• Written instruction:
The lines from the top of the material through the line with "215, 211, 205, 200, 203, 197, 199, 196]" are to be set down exactly. Leave the pictures out.

»»

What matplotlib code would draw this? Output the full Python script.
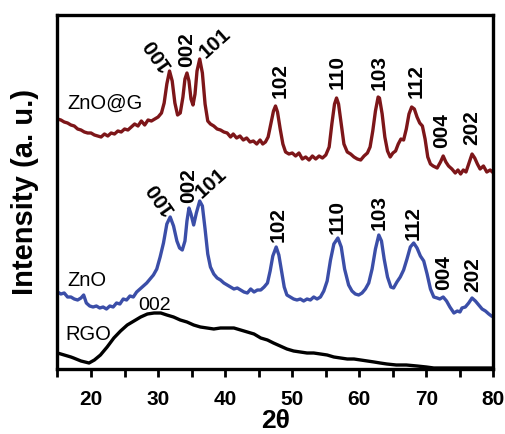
import numpy as np
from matplotlib import pyplot as plt

# 2theta positions and intensities (a.u.)
zng_x = [15.0, 15.5, 16.0, 16.5, 17.0, 17.5, 18.0, 18.5, 19.0, 19.5, 20.0, 20.5, 21.0, 21.5,
         22.0, 22.5, 23.0, 23.5, 24.0, 24.5, 25.0, 25.5, 26.0, 26.5, 27.0, 27.5, 28.0, 28.5,
         29.0, 29.5, 30.0, 30.5, 30.9, 31.3, 31.7, 32.1, 32.5, 32.9, 33.3, 33.7, 34.0, 34.3,
         34.6, 34.9, 35.2, 35.5, 35.8, 36.2, 36.6, 37.0, 37.4, 37.8, 38.3, 38.8, 39.3, 39.8,
         40.3, 40.8, 41.2, 41.7, 42.2, 42.7, 43.2, 43.7, 44.2, 44.7, 45.2, 45.6, 46.0, 46.4,
         46.8, 47.2, 47.5, 47.8, 48.2, 48.6, 49.0, 49.5, 50.0, 50.5, 51.0, 51.5, 52.0, 52.5,
         53.0, 53.5, 54.0, 54.5, 55.0, 55.5, 55.9, 56.3, 56.6, 56.9, 57.3, 57.7, 58.2, 58.7,
         59.2, 59.7, 60.2, 60.7, 61.2, 61.6, 62.0, 62.4, 62.8, 63.0, 63.4, 63.8, 64.2, 64.6,
         65.0, 65.4, 65.8, 66.2, 66.6, 67.0, 67.4, 67.8, 68.2, 68.6, 69.0, 69.4, 69.8, 70.2,
         70.6, 71.0, 71.6, 72.1, 72.5, 72.9, 73.3, 73.8, 74.3, 74.7, 75.1, 75.5, 75.9, 76.3,
         76.8, 77.2, 77.6, 78.0, 78.5, 79.0, 79.5, 80.0]
zng_y = [250, 249, 247, 246, 244, 243, 240, 239, 237, 236, 236, 234, 233, 232,
         235, 233, 236, 235, 238, 237, 240, 239, 242, 245, 243, 248, 244, 249,
         248, 250, 252, 256, 266, 285, 298, 288, 266, 254, 256, 272, 290, 296,
         288, 270, 264, 275, 298, 310, 296, 265, 248, 245, 243, 240, 239, 237,
         236, 232, 235, 231, 233, 229, 231, 227, 228, 225, 229, 225, 227, 232,
         245, 258, 263, 257, 240, 225, 217, 215, 216, 213, 216, 210, 212, 209,
         213, 210, 213, 211, 214, 222, 245, 265, 271, 265, 245, 225, 217, 215,
         212, 210, 209, 213, 216, 222, 238, 258, 272, 271, 255, 232, 218, 212,
         216, 218, 225, 230, 229, 240, 255, 262, 260, 252, 246, 243, 230, 212,
         205, 203, 201, 207, 213, 207, 203, 200, 196, 199, 195, 199, 197, 205,
         215, 211, 205, 200, 203, 197, 199, 196]

zno_x = [15.0, 15.5, 16.0, 16.5, 17.0, 17.5, 18.0, 18.5, 18.9, 19.3, 19.8, 20.3, 20.8, 21.3,
         21.8, 22.3, 22.8, 23.3, 23.8, 24.3, 24.8, 25.3, 25.8, 26.3, 26.8, 27.3, 27.8, 28.3,
         28.8, 29.3, 29.8, 30.3, 30.8, 31.3, 31.8, 32.3, 32.8, 33.2, 33.6, 34.0, 34.3, 34.6,
         34.9, 35.3, 35.7, 36.2, 36.6, 37.0, 37.4, 37.8, 38.3, 38.8, 39.3, 39.8, 40.3, 40.8,
         41.3, 41.8, 42.3, 42.8, 43.3, 43.8, 44.3, 44.8, 45.3, 45.8, 46.3, 46.7, 47.1, 47.6,
         48.0, 48.4, 48.8, 49.2, 49.7, 50.2, 50.7, 51.2, 51.7, 52.2, 52.7, 53.2, 53.7, 54.2,
         54.7, 55.2, 55.7, 56.2, 56.8, 57.3, 57.8, 58.4, 58.9, 59.4, 59.9, 60.4, 60.9, 61.4,
         61.9, 62.4, 62.9, 63.3, 63.7, 64.2, 64.7, 65.1, 65.6, 66.1, 66.6, 67.1, 67.6, 68.1,
         68.6, 69.1, 69.6, 70.1, 70.6, 71.1, 71.6, 72.0, 72.5, 73.0, 73.5, 74.1, 74.6, 75.0,
         75.3, 75.8, 76.3, 76.8, 77.3, 77.8, 78.3, 78.8, 79.3, 79.7, 80.0]
zno_y = [77, 75, 76, 72, 72, 70, 69, 71, 74, 66, 63, 62, 63, 61,
         62, 60, 63, 62, 66, 65, 70, 69, 73, 72, 77, 80, 83, 86,
         90, 94, 100, 112, 126, 145, 152, 143, 128, 121, 119, 128, 148, 161,
         155, 144, 156, 168, 163, 140, 115, 102, 95, 91, 89, 86, 84, 82,
         80, 81, 79, 77, 76, 80, 77, 79, 79, 82, 86, 98, 113, 122,
         114, 98, 82, 74, 72, 70, 69, 70, 68, 70, 69, 72, 70, 72,
         78, 88, 109, 125, 131, 122, 100, 84, 78, 75, 74, 76, 80, 86,
         100, 120, 134, 128, 110, 92, 82, 81, 87, 92, 99, 110, 122, 126,
         121, 113, 108, 95, 80, 72, 71, 70, 72, 68, 62, 56, 58, 57,
         61, 62, 66, 71, 68, 64, 60, 58, 55, 53, 52]

rgo_x = [15.0, 16.0, 17.0, 17.4, 18.5, 19.7, 20.5, 21.4, 22.4, 23.4, 24.4, 25.4, 26.4, 27.4,
         28.4, 29.4, 30.4, 31.3, 32.3, 33.3, 34.3, 35.3, 36.3, 37.3, 38.3, 39.3, 40.3, 41.3,
         42.3, 43.3, 44.3, 45.3, 46.3, 47.2, 48.2, 49.2, 50.2, 51.2, 52.2, 53.2, 54.2, 55.2,
         56.2, 57.2, 58.2, 59.2, 60.2, 61.2, 62.2, 63.1, 64.1, 65.5, 67.0, 68.6, 70.0, 71.1,
         72.5, 73.6, 75.0, 76.5, 78.0, 80.0]
rgo_y = [16, 14, 12, 11, 8, 6, 9, 14, 22, 31, 38, 44, 48, 52,
         55, 56, 56, 54, 52, 49, 47, 44, 42, 41, 40, 41, 41, 41,
         39, 37, 35, 31, 29, 26, 23, 20, 18, 17, 16, 16, 15, 14,
         12, 11, 10, 10, 9, 8, 7, 6, 5, 4, 4, 3, 2, 1,
         1, 1, 1, 1, 1, 1]

# peak labels: (text, 2theta, height, rotation)
zng_peaks = [('100', 29.8, 315, 125), ('002', 34.2, 319, 90), ('101', 38.5, 326, 42),
             ('102', 48.2, 289, 90), ('110', 56.7, 297, 90), ('103', 62.9, 297, 90),
             ('112', 68.4, 288, 90), ('004', 72.3, 238, 90), ('202', 76.8, 241, 90)]
zno_peaks = [('100', 30.3, 171, 125), ('002', 34.5, 183, 90), ('101', 37.9, 186, 42),
             ('102', 47.9, 144, 90), ('110', 56.7, 152, 90), ('103', 62.9, 156, 90),
             ('112', 68.0, 146, 90), ('004', 72.6, 96, 90), ('202', 76.9, 94, 90)]

plt.rcParams['font.family'] = ['Liberation Sans', 'DejaVu Sans']

fig = plt.figure(figsize=(5.06, 4.34), dpi=100)
ax = fig.add_axes([57.5 / 506, 1 - 369 / 434, 436 / 506, 354 / 434])

ax.plot(rgo_x, rgo_y, color='black', lw=2.4)
ax.plot(zno_x, zno_y, color='#3b4ea8', lw=2.4)
ax.plot(zng_x, zng_y, color='#7d1619', lw=2.4)

for txt, x, y, rot in zng_peaks + zno_peaks:
    ax.text(x, y, txt, rotation=rot, rotation_mode='anchor', ha='center', va='center',
            fontsize=15, fontweight='bold')

ax.text(16.4, 266, 'ZnO@G', ha='left', va='center', fontsize=14.5)
ax.text(16.4, 88, 'ZnO', ha='left', va='center', fontsize=14.5)
ax.text(16.1, 34, 'RGO', ha='left', va='center', fontsize=14.5)
ax.text(29.5, 63, '002', ha='center', va='center', fontsize=14)

ax.set_xlim(15, 80)
ax.set_ylim(0, 354)
ax.set_xticks([20, 30, 40, 50, 60, 70, 80])
ax.set_xticks([15, 25, 35, 45, 55, 65, 75], minor=True)
ax.set_yticks([])
ax.tick_params(axis='x', which='both', direction='out', length=6, width=2, pad=9,
               labelsize=15)
for lab in ax.get_xticklabels():
    lab.set_fontweight('bold')
for sp in ax.spines.values():
    sp.set_linewidth(2.4)

ax.set_xlabel('2θ', fontsize=19, fontweight='bold', labelpad=0)
ax.set_ylabel('Intensity (a. u.)', fontsize=21, fontweight='bold', labelpad=13)

fig.savefig('out.png', dpi=100)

««

• Written answer:
What matplotlib code would draw this? Output the full Python script.
import numpy as np
from matplotlib import pyplot as plt

# 2theta positions and intensities (a.u.)
zng_x = [15.0, 15.5, 16.0, 16.5, 17.0, 17.5, 18.0, 18.5, 19.0, 19.5, 20.0, 20.5, 21.0, 21.5,
         22.0, 22.5, 23.0, 23.5, 24.0, 24.5, 25.0, 25.5, 26.0, 26.5, 27.0, 27.5, 28.0, 28.5,
         29.0, 29.5, 30.0, 30.5, 30.9, 31.3, 31.7, 32.1, 32.5, 32.9, 33.3, 33.7, 34.0, 34.3,
         34.6, 34.9, 35.2, 35.5, 35.8, 36.2, 36.6, 37.0, 37.4, 37.8, 38.3, 38.8, 39.3, 39.8,
         40.3, 40.8, 41.2, 41.7, 42.2, 42.7, 43.2, 43.7, 44.2, 44.7, 45.2, 45.6, 46.0, 46.4,
         46.8, 47.2, 47.5, 47.8, 48.2, 48.6, 49.0, 49.5, 50.0, 50.5, 51.0, 51.5, 52.0, 52.5,
         53.0, 53.5, 54.0, 54.5, 55.0, 55.5, 55.9, 56.3, 56.6, 56.9, 57.3, 57.7, 58.2, 58.7,
         59.2, 59.7, 60.2, 60.7, 61.2, 61.6, 62.0, 62.4, 62.8, 63.0, 63.4, 63.8, 64.2, 64.6,
         65.0, 65.4, 65.8, 66.2, 66.6, 67.0, 67.4, 67.8, 68.2, 68.6, 69.0, 69.4, 69.8, 70.2,
         70.6, 71.0, 71.6, 72.1, 72.5, 72.9, 73.3, 73.8, 74.3, 74.7, 75.1, 75.5, 75.9, 76.3,
         76.8, 77.2, 77.6, 78.0, 78.5, 79.0, 79.5, 80.0]
zng_y = [250, 249, 247, 246, 244, 243, 240, 239, 237, 236, 236, 234, 233, 232,
         235, 233, 236, 235, 238, 237, 240, 239, 242, 245, 243, 248, 244, 249,
         248, 250, 252, 256, 266, 285, 298, 288, 266, 254, 256, 272, 290, 296,
         288, 270, 264, 275, 298, 310, 296, 265, 248, 245, 243, 240, 239, 237,
         236, 232, 235, 231, 233, 229, 231, 227, 228, 225, 229, 225, 227, 232,
         245, 258, 263, 257, 240, 225, 217, 215, 216, 213, 216, 210, 212, 209,
         213, 210, 213, 211, 214, 222, 245, 265, 271, 265, 245, 225, 217, 215,
         212, 210, 209, 213, 216, 222, 238, 258, 272, 271, 255, 232, 218, 212,
         216, 218, 225, 230, 229, 240, 255, 262, 260, 252, 246, 243, 230, 212,
         205, 203, 201, 207, 213, 207, 203, 200, 196, 199, 195, 199, 197, 205,
         215, 211, 205, 200, 203, 197, 199, 196]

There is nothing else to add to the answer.